Les filles d’Anna ont quitté leur terre natale de Zélande, abandonnée de tous. Les jeunes femmes vont s’installer avec leurs maris respectifs dans le Michigan, sur les traces des premiers Zélandais partis en Amérique. La correspondance entre l’aînée des filles et leur mère débute vers 1933 et se poursuit jusqu’en 1953. Au fil des lettres, la voix d’Anna s’éteint peu à peu, tandis que celle de sa fille prend de la force et de la personnalité.
Les échanges entre la mère et sa fille s’étalent sur deux décennies et progressent de manière significative à mesure que le temps passe. Ils deviennent plus intimes et viennent renforcer le lien mère-fille.
Dans ses premières lettres, la fille partage son enthousiasme et ses découvertes, tandis que celle d’Anna sont empreintes de nostalgie et de mélancolie. Anna exprime le chagrin qu’elle éprouve après cette séparation et sa solitude nouvelle, qu’elle comble dans les tâches quotidiennes et le maintien de la ferme familiale.
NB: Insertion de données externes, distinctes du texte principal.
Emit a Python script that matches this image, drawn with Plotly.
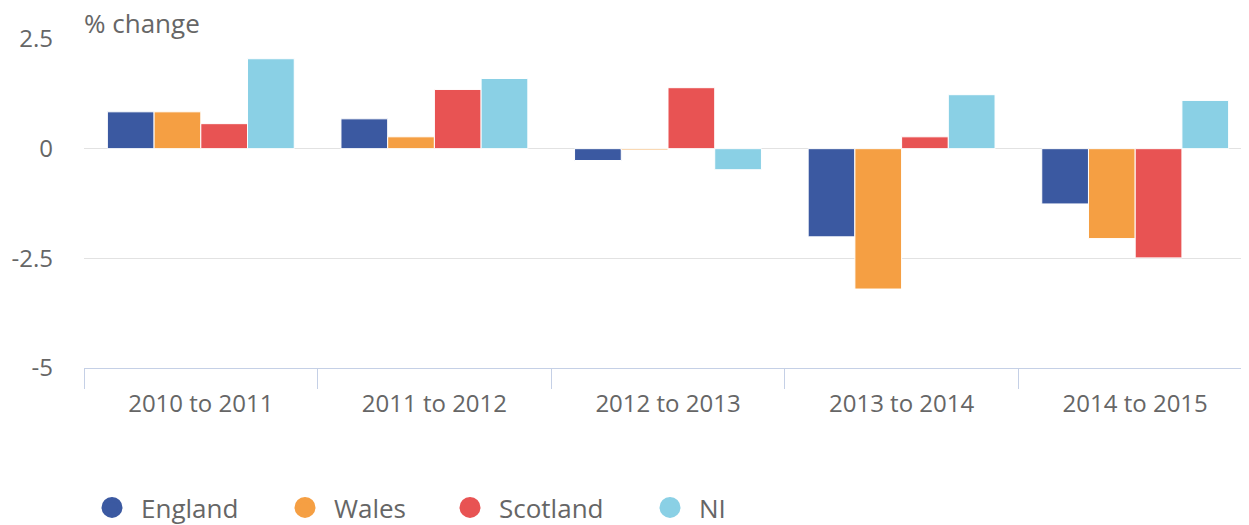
import plotly.graph_objects as go

categories = ["2010 to 2011", "2011 to 2012", "2012 to 2013", "2013 to 2014", "2014 to 2015"]
england = [0.84, 0.68, -0.27, -2.01, -1.26]
wales = [0.84, 0.27, -0.03, -3.2, -2.05]
scotland = [0.57, 1.35, 1.39, 0.27, -2.49]
ni = [2.05, 1.6, -0.48, 1.23, 1.1]
series_names = ["England", "Wales", "Scotland", "NI"]
series_values = [england, wales, scotland, ni]
colors = ["#3b59a1", "#f59f43", "#e85353", "#8ad0e5"]
y_ticks = [-5, -2.5, 0, 2.5]
y_ticklabels = ["-5", "-2.5", "0", "2.5"]

FONT = "Open Sans"
GREY = "#666666"
W, H = 1249, 525
# page is offset by the 8px body margin
legend_px = [75, 268, 433, 633]
legend_ids = ["legend", "legend2", "legend3", "legend4"]

fig = go.Figure()
for name, vals, col in zip(series_names, series_values, colors):
    fig.add_trace(go.Bar(
        x=categories, y=vals, name=name, showlegend=False,
        marker=dict(color=col, line=dict(color="white", width=1)),
    ))
for name, col, lid in zip(series_names, colors, legend_ids):
    fig.add_trace(go.Scatter(
        x=[categories[0]], y=[None], mode="markers", name=name, legend=lid,
        marker=dict(symbol="circle", size=16, color=col, line=dict(color=col, width=5)),
    ))

legend_layout = {}
for lid, px in zip(legend_ids, legend_px):
    legend_layout[lid] = dict(
        xref="container", yref="container",
        x=px / W, xanchor="left", y=(H - 499.5) / H, yanchor="middle",
        font=dict(size=26, color=GREY, family=FONT),
        itemsizing="trace", itemwidth=48, bgcolor="rgba(0,0,0,0)",
    )

fig.update_layout(
    width=W, height=H,
    margin=dict(l=76, r=5, t=31, b=165, autoexpand=False),
    paper_bgcolor="white", plot_bgcolor="white",
    barmode="group", bargap=0.2, bargroupgap=0,
    font=dict(family=FONT, color=GREY, size=24),
    annotations=[dict(
        text="% change", x=0, y=1, xref="paper", yref="paper",
        xanchor="left", yanchor="bottom", yshift=-4, xshift=-2, showarrow=False,
        font=dict(size=26, color=GREY, family=FONT),
    )],
    **legend_layout,
)
fig.update_xaxes(
    showline=True, linecolor="#c5d0e6", linewidth=1,
    ticks="outside", ticklen=20, tickcolor="#c5d0e6", tickson="boundaries",
    ticklabelstandoff=14, automargin=False,
    showgrid=False, tickfont=dict(size=24, color=GREY),
)
fig.update_yaxes(
    range=[-5, 2.5], tickvals=y_ticks, ticktext=y_ticklabels,
    showgrid=True, gridcolor="#e2e2e2", gridwidth=1,
    zeroline=False, showline=False, ticks="", automargin=False,
    ticklabelstandoff=30, tickfont=dict(size=24, color=GREY),
)

fig.write_html("out.html")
Au fur et à mesure, la fille construit une réflexion plus profonde sur son existence de l’autre côté de l’Atlantique. Si elle partage volontiers ses réussites et s’affirme dans sa nouvelle vie, elle apparaît de plus en plus nostalgique et se remémore son enfance. Ses lettres montrent une certaine fierté sur ce qu’elle et son mari ont accompli mais expriment aussi son attachement à ses racines, à travers les nombreux souvenirs d’enfance qu’elle décline. Anna, elle, affronte avec une grande force de caractère les évènements qui traversent le pays : la guerre, l’arrivée des Allemands, le débarquement des Américains, mais surtout les inondations qui ravagent les terres de Zélande. Après la perte de son fils, Anna devient plus introspective. Sa voix s’éteint alors peu à peu, jusqu’à sa dernière lettre, où elle se résigne à faire ses adieux.
En choisissant la forme épistolaire, Marjolein Bierens s’empare d’un matériau puissant : les lettres permettent une intimité plus directe avec le public et rendent ainsi l’expérience théâtrale plus immersive. Servies par une langue éminemment poétique et une écriture d’une richesse indéniable, elles sont chargées d’une émotion profonde, révélant les conflits internes et externes qui traversent les personnages (la séparation, l’exil, les défis d’adaptation, le deuil). Ces tensions, combinées à l’alternance des voix, créent un dynamisme théâtral essentiel. La Terre au-delà de la mer offre une belle partition pour deux actrices, qu’on imagine volontiers cohabiter sur scène, jouant sur le toucher, le regard, pour donner corps à ces deux voix, surgies de part et d’autre de l’Atlantique.
Ce texte s’inscrit dans la continuité de la pièce Mooie Anna [La Belle Anna], écrite par l’autrice en 2010. Ce qui ne gêne en rien la compréhension du lecteur/spectateur, le drame épistolaire La Terre au-delà de la mer étant parfaitement autonome.